Le cadre économique et juridique est au contraire plus formalisé dans les pays  industrialisés. En outre, il existe en France un système de protection sociale qui assure un minimum de revenu. Nos clients ne sont donc pas  dans une démarche de survie, comme ce peut être le cas dans les pays du Sud, mais plus dans une logique entrepreneuriale.

Après une période « d’angélisme », le microcrédit a fait face à de nombreuses critiques. Comment avez-vous réagi face à ce revirement?

Tout d’abord, l’Adie n’a jamais survendu le microcrédit avec des objectifs irréalistes. Ensuite, en tant que structure bénéficiant de fonds public, nous avons toujours eu à cœur de justifier notre efficacité via différentes évaluations. Nous avons ainsi défini un score d’exclusion sociale et financière qui mesure, via une douzaine de critères, le niveau d’exclusion de nos clients.

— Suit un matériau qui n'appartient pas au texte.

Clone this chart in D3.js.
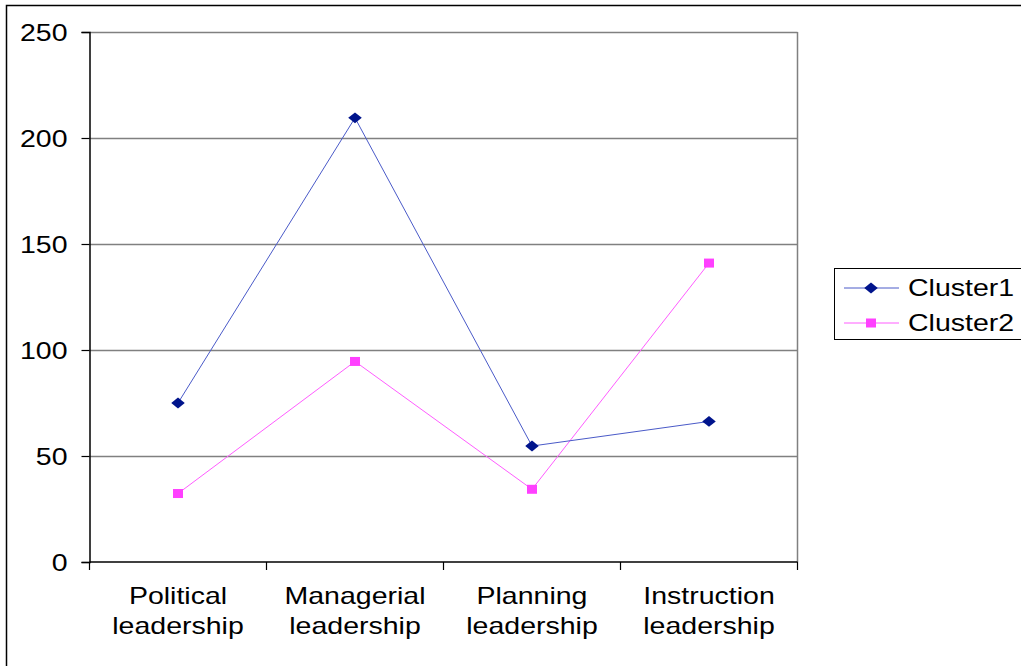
<!DOCTYPE html>
<html>
<head>
<meta charset="utf-8">
<script src="https://cdn.jsdelivr.net/npm/d3@7"></script>
<style>
  html, body { margin: 0; padding: 0; background: #fff; }
  svg { display: block; font-family: "Liberation Sans", Arial, sans-serif; }
</style>
</head>
<body>
<svg id="chart" width="1021" height="666"></svg>
<script>
// Leadership dimensions and the score of each cluster
const categories = [["Political", "leadership"], ["Managerial", "leadership"], ["Planning", "leadership"], ["Instruction", "leadership"]];
const cluster1 = [75, 209.5, 54.7, 66.3];
const cluster2 = [32.3, 94.6, 34.3, 141];
const yTicks = [0, 50, 100, 150, 200, 250];
const seriesNames = ["Cluster1", "Cluster2"];

const svg = d3.select("#chart");
const plot = { left: 89.5, right: 797.5, top: 32, bottom: 562 };
const FONT = 23;      // text size
const WIDEN = 1.24;   // horizontal widening of the lettering

// outer frame (right and bottom run off the page)
svg.append("rect")
  .attr("x", 6.5).attr("y", 5.5)
  .attr("width", 1100).attr("height", 700)
  .attr("fill", "#fff").attr("stroke", "#000").attr("stroke-width", 1.5);

const x = d3.scaleBand().domain(d3.range(categories.length))
  .range([plot.left, plot.right]).paddingInner(0).paddingOuter(0);
const y = d3.scaleLinear().domain([0, 250]).range([plot.bottom, plot.top]);

// gridlines
svg.append("g").selectAll("line").data(yTicks.filter(d => d > 0)).join("line")
  .attr("x1", plot.left).attr("x2", plot.right)
  .attr("y1", d => Math.round(y(d)) + 0.5).attr("y2", d => Math.round(y(d)) + 0.5)
  .attr("stroke", "#808080").attr("stroke-width", 1.5);

// plot area right border
svg.append("line")
  .attr("x1", plot.right).attr("x2", plot.right)
  .attr("y1", plot.top).attr("y2", plot.bottom)
  .attr("stroke", "#808080").attr("stroke-width", 1.5);

// y axis
const yAxis = d3.axisLeft(y).tickValues(yTicks).tickSize(8);
const gy = svg.append("g").attr("transform", `translate(${plot.left},0)`).call(yAxis);
gy.select(".domain").attr("stroke", "#000").attr("stroke-width", 1.5);
gy.selectAll(".tick line").attr("stroke", "#000").attr("stroke-width", 1.2);
gy.selectAll(".tick text")
  .attr("x", 0).attr("dy", "0.35em")
  .attr("transform", `translate(-22,0) scale(${WIDEN},1)`)
  .attr("font-size", FONT).attr("fill", "#000")
  .attr("font-family", "'Liberation Sans', Arial, sans-serif");

// x axis with ticks at category boundaries
svg.append("line")
  .attr("x1", plot.left).attr("x2", plot.right)
  .attr("y1", plot.bottom).attr("y2", plot.bottom)
  .attr("stroke", "#000").attr("stroke-width", 1.5);
const bounds = d3.range(categories.length + 1).map(i => plot.left + i * x.bandwidth());
svg.append("g").selectAll("line").data(bounds).join("line")
  .attr("x1", d => d).attr("x2", d => d)
  .attr("y1", plot.bottom).attr("y2", plot.bottom + 8)
  .attr("stroke", "#000").attr("stroke-width", 1.2);

const labels = svg.append("g").selectAll("text").data(categories).join("text")
  .attr("text-anchor", "middle").attr("font-size", FONT).attr("fill", "#000")
  .attr("transform", (d, i) => `translate(${x(i) + x.bandwidth() / 2},0) scale(${WIDEN},1)`);
labels.each(function (d) {
  const t = d3.select(this);
  d.forEach((line, j) => {
    t.append("tspan").attr("x", 0).attr("y", 604 + j * 30).text(line);
  });
});

const cx = i => x(i) + x.bandwidth() / 2;
const line = d3.line().x((d, i) => cx(i)).y(d => y(d));

// Cluster2 (magenta, squares)
svg.append("path").datum(cluster2).attr("d", line)
  .attr("fill", "none").attr("stroke", "#ff5cff").attr("stroke-width", 1);
svg.append("g").selectAll("rect").data(cluster2).join("rect")
  .attr("x", (d, i) => cx(i) - 5).attr("y", d => y(d) - 4.5)
  .attr("width", 10).attr("height", 9).attr("fill", "#ff40ff");

// Cluster1 (navy, diamonds)
svg.append("path").datum(cluster1).attr("d", line)
  .attr("fill", "none").attr("stroke", "#4a5ac8").attr("stroke-width", 1);
const diamond = d3.symbol().type(d3.symbolDiamond2).size(75);
svg.append("g").selectAll("path").data(cluster1).join("path")
  .attr("d", diamond)
  .attr("transform", (d, i) => `translate(${cx(i)},${y(d)}) scale(1.25,1)`)
  .attr("fill", "#00148c");

// legend
const lg = svg.append("g");
lg.append("rect").attr("x", 834.5).attr("y", 268.5).attr("width", 200).attr("height", 71)
  .attr("fill", "#fff").attr("stroke", "#000").attr("stroke-width", 1);
const items = [
  { name: seriesNames[0], color: "#4a5ac8", fill: "#00148c", shape: "diamond" },
  { name: seriesNames[1], color: "#ff5cff", fill: "#ff40ff", shape: "square" }
];
items.forEach((it, i) => {
  const yy = 288 + i * 35;
  lg.append("line").attr("x1", 844).attr("x2", 899).attr("y1", yy).attr("y2", yy)
    .attr("stroke", it.color).attr("stroke-width", 1);
  if (it.shape === "diamond") {
    lg.append("path").attr("d", diamond)
      .attr("transform", `translate(871,${yy}) scale(1.25,1)`).attr("fill", it.fill);
  } else {
    lg.append("rect").attr("x", 866).attr("y", yy - 4.5).attr("width", 10).attr("height", 9)
      .attr("fill", it.fill);
  }
  lg.append("text").attr("x", 0).attr("y", 0).attr("font-size", FONT)
    .attr("transform", `translate(908,${yy + 8}) scale(${WIDEN},1)`)
    .attr("fill", "#000").text(it.name);
});
</script>
</body>
</html>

Grâce à cet indicateur, nous pouvons vérifier que nous touchons notre public cible à savoir les personnes en difficulté. Enfin, tous les trois ans, nous réalisons une étude d’impact afin de mesurer le taux de pérennité des entreprises, le chiffre d’affaires moyen, ou encore les créations d’emploi. Ces données nous permettent d’ajuster notre offre afin de mieux accompagner nos clients.

Concrètement, quelles sont les dernières évolutions mises en place ?

Notre prochain objectif est d’accroître le chiffre d’affaires moyen des entreprises soutenues par l’Adie, qui était en 2013 de 32 300€. Pour cela, nous souhaitons développer notre accompagnement sur deux axes : le développement commercial et la gestion des coûts (relations fournisseurs, optimisation des coûts, etc). En parallèle, nous étudions également la création de services en ligne avec une offre d’e-learning.

L’Adie propose également des produits de micro assurance. Comment est née cette offre ?

Elle s’inscrit dans notre volonté d’accroître l’impact de nos actions. Nos clients ont besoin de sécuriser leur activité. Or, soit ils ne disposent d’aucune assurance soit ils ont des garanties surdimensionnées par rapport à la taille de leur entreprise.

Nous avons donc élaboré, en partenariat avec Axa et la Macif, des offres adaptées aux micros entreprises à un coût plus accessible que les produits standards du marché. L’objectif n’est pas de créer une source supplémentaire pour l’Adie mais de proposer un business model pérenne pour les assureurs.